I agree....but it only needs to hold as much as the float/bungee can pull....


----------



## JFolm (Apr 22, 2012)

That is until he gets to hand lining. He mentioned the stainless steel shafts are bent after hand lining the fish in.


----------



## tonye (Jan 17, 2016)

Yeah Ive speared many fish and pound for pound Ive not seen anything beat tuna yet. 

Re the bent spears, the tuna actually bends them well before I try and pull the line up.

I'd say I don't mind loosing arrows in the fight as long as they hold, I would expect to lose gear.

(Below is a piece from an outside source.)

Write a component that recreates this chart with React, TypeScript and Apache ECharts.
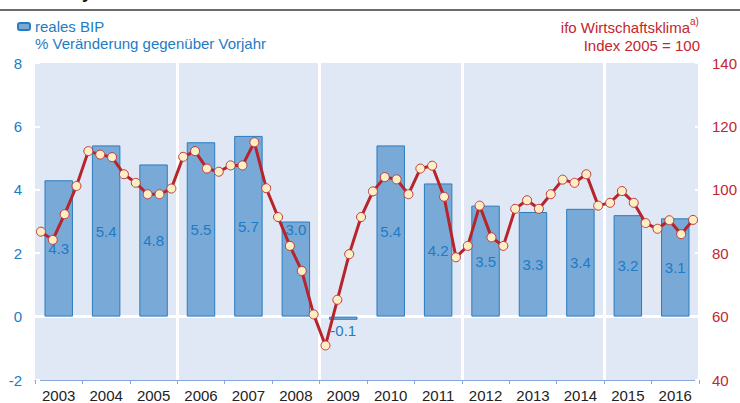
import React, { useEffect, useRef } from "react";
import * as echarts from "echarts";

const years = ["2003", "2004", "2005", "2006", "2007", "2008", "2009", "2010", "2011", "2012", "2013", "2014", "2015", "2016"];
const gdp = [4.3, 5.4, 4.8, 5.5, 5.7, 3.0, -0.1, 5.4, 4.2, 3.5, 3.3, 3.4, 3.2, 3.1];
const ifo = [
  86.8, 84.2, 92.3, 101.2,
  112.2, 111.1, 110.3, 104.9,
  102.2, 98.6, 98.6, 100.4,
  110.4, 112.2, 106.7, 105.7,
  107.7, 107.7, 115.0, 100.5,
  91.4, 82.3, 74.4, 60.7,
  50.9, 65.3, 79.7, 91.4,
  99.5, 104.0, 103.3, 98.6,
  106.7, 107.6, 97.8, 78.7,
  82.3, 95.0, 85.0, 82.3,
  94.0, 96.7, 94.0, 98.6,
  103.2, 102.2, 104.9, 95.0,
  95.9, 99.6, 95.9, 89.5,
  87.7, 90.4, 86.0, 90.5,
];
const quarters = years.flatMap((y) => ["Q1", "Q2", "Q3", "Q4"].map((q) => y + q));

const FONT = "'Liberation Sans', Arial, sans-serif";
const BLUE_TEXT = "#1e7bc4";
const RED_TEXT = "#c3262e";
const FS = 15;

export default function App() {
  const ref = useRef<HTMLDivElement>(null);
  useEffect(() => {
    if (!ref.current) return;
    const chart = echarts.init(ref.current, null, { renderer: "svg" });
    const barData = gdp.map((v, i) => {
      let label: any = { position: "inside" };
      if (v === 3.0 && i === 5) label = { position: "insideTop", distance: 0 };
      if (v < 0) label = { position: "bottom", distance: 3 };
      return { value: v, label };
    });
    chart.setOption({
      animation: false,
      textStyle: { fontFamily: FONT },
      grid: {
        left: 35,
        right: 37,
        top: 63,
        bottom: 21,
        show: true,
        backgroundColor: "#e1e8f5",
        borderWidth: 0,
      },
      legend: {
        data: ["reales BIP"],
        left: 12,
        top: 14,
        itemWidth: 12,
        itemHeight: 7,
        itemGap: 5,
        textStyle: { color: BLUE_TEXT, fontSize: FS, fontFamily: FONT },
      },
      graphic: [
        { type: "line", shape: { x1: 0, y1: 10, x2: 740, y2: 10 }, style: { stroke: "#6b6b6b", lineWidth: 2 } },
        { type: "text", x: 82, y: -17, style: { text: "y", font: `bold 18px ${FONT}`, fill: "#111", verticalAlign: "top" } },
        { type: "text", x: 35, y: 43, style: { text: "% Veränderung gegenüber Vorjahr", font: `${FS}px ${FONT}`, fill: BLUE_TEXT, verticalAlign: "middle" } },
        { type: "text", x: 690, y: 27, style: { text: "ifo Wirtschaftsklima", font: `${FS}px ${FONT}`, fill: RED_TEXT, align: "right", verticalAlign: "middle" } },
        { type: "text", x: 690, y: 21, style: { text: "a)", font: `10px ${FONT}`, fill: RED_TEXT, align: "left", verticalAlign: "middle" } },
        { type: "text", x: 700, y: 45, style: { text: "Index 2005 = 100", font: `${FS}px ${FONT}`, fill: RED_TEXT, align: "right", verticalAlign: "middle" } },
      ],
      xAxis: [
        {
          type: "category",
          data: years,
          boundaryGap: true,
          axisLine: { show: true, onZero: false, lineStyle: { color: "#86a8dc", width: 1 } },
          axisTick: { show: true, length: 4, lineStyle: { color: "#86a8dc" } },
          axisLabel: { color: "#222", fontSize: FS, margin: 8, fontFamily: FONT },
          splitLine: {
            show: true,
            interval: (i: number) => i === 3 || i === 6 || i === 9 || i === 12,
            lineStyle: { color: "#ffffff", width: 3 },
          },
        },
        {
          type: "category",
          data: quarters,
          boundaryGap: true,
          show: false,
        },
      ],
      yAxis: [
        {
          type: "value",
          min: -2,
          max: 8,
          interval: 2,
          axisLine: { show: false },
          axisTick: { show: true, inside: true, length: 5, lineStyle: { color: "#ffffff", width: 2 } },
          axisLabel: { color: BLUE_TEXT, fontSize: FS, margin: 13, fontFamily: FONT },
          splitLine: { show: false },
        },
        {
          type: "value",
          min: 40,
          max: 140,
          interval: 20,
          position: "right",
          axisLine: { show: false },
          axisTick: { show: true, inside: true, length: 4, lineStyle: { color: "#ffffff", width: 2 } },
          axisLabel: { color: RED_TEXT, fontSize: FS, margin: 13, fontFamily: FONT },
          splitLine: { show: false },
        },
      ],
      series: [
        {
          name: "reales BIP",
          type: "bar",
          xAxisIndex: 0,
          yAxisIndex: 0,
          barWidth: "60%",
          data: barData,
          itemStyle: { color: "#79a9d6", borderColor: "#2a7cc0", borderWidth: 1 },
          label: { show: true, color: BLUE_TEXT, fontSize: FS, fontFamily: FONT, formatter: (p: any) => Number(p.value).toFixed(1) },
          markLine: {
            silent: true,
            symbol: "none",
            label: { show: false },
            lineStyle: { color: "#ffffff", width: 3, type: "solid" },
            data: [{ yAxis: 0 }],
            z: 1,
          },
          z: 2,
        },
        {
          name: "ifo",
          type: "line",
          xAxisIndex: 1,
          yAxisIndex: 1,
          data: ifo,
          symbol: "circle",
          symbolSize: 9,
          showAllSymbol: true,
          lineStyle: { color: "#b8242b", width: 3 },
          itemStyle: { color: "#fdefc3", borderColor: "#c0393f", borderWidth: 1 },
          z: 3,
        },
      ],
    });
    return () => chart.dispose();
  }, []);
  return <div ref={ref} style={{ width: 740, height: 403, position: "absolute", left: 0, top: 0 }} />;
}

In the back of mind I was kind of thinking about a steal trace that ran from the head of the barbed arrow to the rear, and the float line would connect to that. That way the actually carbon arrow (or whatever), could break in to bits and the steak cable could hold strong - it would be a one use only type of arrow etc.


----------



## texas two guns (Jan 23, 2006)

You need to rig it with the AMS Big Game Break Away rig.
The arrow pulls out of the tip (which stays in the fish).

I use it for Alligators


----------



## Blake0311 (Jun 9, 2015)

texas two guns said:


> You need to rig it with the *AMS Big Game Break Away rig*.
> The arrow pulls out of the tip (which stays in the fish).


X2
Good luck! Should be a fun time


----------



## tonye (Jan 17, 2016)

Hahahaa perfect, we call these slip tips in the spearfishing world. Thanks guys I'll let you know how I get on 



texas two guns said:


> You need to rig it with the AMS Big Game Break Away rig.
> The arrow pulls out of the tip (which stays in the fish).
> 
> I use it for Alligators





texas two guns said:


> You need to rig it with the AMS Big Game Break Away rig.
> The arrow pulls out of the tip (which stays in the fish).
> 
> I use it for Alligators


----------



## texas two guns (Jan 23, 2006)

Take pictures


----------